A team of U.S. experts is touring the war-battered remains of Beirut's port and its central business district, once the commercial heart of the Middle East, to see what the United States can so to aid in reconstruction.
The Americans yesterday went through the front line that divided Beirut during much of the 19-month conflict, which ended in November when an Arab peace force composed largely of Syrian troops entered the city.
It was the first time American government experts could see at first hand the extent of the devastation caused by the bitter fighting. Lebanese experts have estimated the damage from the fighting, which claimed more than 60,000 lives, at $3 billion.
The Americans are not the only ones to come here to survey Lebanon's needs. A French delegation is also studying ways its government can help and Lebanese Premier Selim Hoss is currently visiting Arab states to enlist their aid. According to press reports here, he wants the oil-rich Arab nations to set up a special commission to help the Lebanese government's development board.
The five-member U.S. survey team here is headed by Blaine Richardson, chairman of a task force on Lebanon of the Agency for International Development (AID). It includes experts on housing, seaport operations and general engineering.
The first stop on the tour was the burned and shell-pitted remains of the 26-story Holiday Inn, scene of bitter fighting a year ago between the Phalangist Party and its allies and the Palestinians and their lebanese allies.
Lebanese experts told George Lane, the U.S. charge D'affaires here, that the Holiday Inn and the neighboring Phoenicia Hotl are still "structurally sound" despite their external damage.
Reports last week by the Lebanese Hotel Owners' Association estimated losses to Beirut's hotels at between $50 million and $70 million. Only one of the city's luxury seaside hotels, the Vendome, escaped severe damage. It reopened New Year's Day.
Beirut's most famous hotel, the St. George, was gutted in the fighting and will probably need to be leveled and rebuilt. The Hilton Hotel, which was under construction when the fighting began, needs at least a year of reconstruction before it can take guests, according to the hotel association.
In the central city, the heart of Beirut's commercial district where banks from all over the world had their Middle East headquarters, streets have been swept clear of the rubble from the fighting.
The buildings, however, are in ruins. In newer ones, glass windows that make up most of their sides have been blown out and the supporting beams are twisted. Stone structures, built 80 to 100 years ago, appear to have survived the heavy shelling in better shape although heavy artillery had dug out hunks of stone and they are gutted inside, the buildings remain sturdy.
Some experts here have suggested bulldozing the entire 30-block commercial center into the Mediterranean Sea as landfill and starting from scratch with a new financial and business district.
"It would sure be a shame to tear them all down," said Charles Dean, an AID consultant on housing.

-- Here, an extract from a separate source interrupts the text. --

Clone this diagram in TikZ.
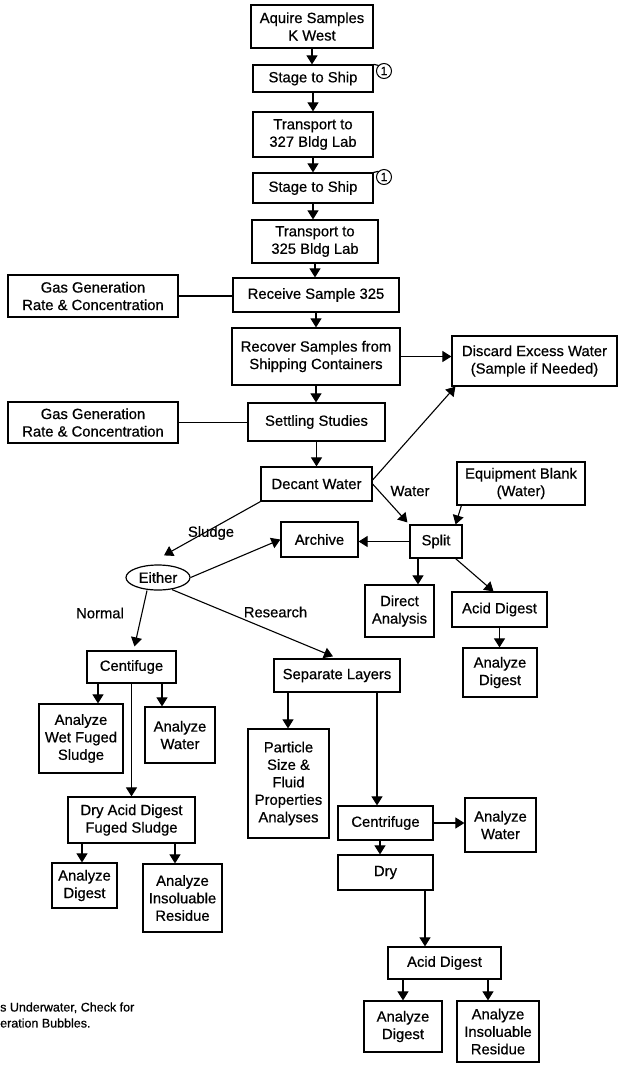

Further along, the city's main market section, the souk, with its myriad of tiny shops, is filled with rubble. The Buildings themselves, mostly old, appear to be sturdy, however.
In some areas shopkeepers have set up stalls on the streets and are back in business.
The port, once the busiest in the Middle East, reopened last month and so far 38 ships have docked there. Most of them, have been small coastal freighters.
While the main channel into the port is open and docks themselves have been cleared, warehouses, cranes and other port facilities have been almost totally destroyed. One port official told the U.S. experts that every spare part for port macinery has been looted and there is only one welding machine left to make repairs. All that is left in the spare-parts storage building is a pile of old motors that would not work.
A report for President Elias Sarkis by economist Munir Abu Fadel estimated last month that it would cost $500 million to rebuild the port. He estimated that close to $1 billion in goods were looted from port warehouses during the fighting.
The only major structure remaining standing is the grain silo, but the pneumatic machinary that sucks grain from the ships has been badly damaged.
Leganon, which imports most of the 400,000 tons of grain it consumes annually, needs the silo repaired quickly to avert shortages and end a continuing spiral in food costs.
Port officials estimated that it will take two months to clear the rubble from the area near the docks so new warehouses can be put up.
The U.S. survey team arrived here Sunday night and had an immediate meeting with Al Hoss, an economist, before he left on his tour of Arab nations. They expect to remain here all week for meetings with Lebanese officials, who have set up special task forces dealing with the port, housing and general relief.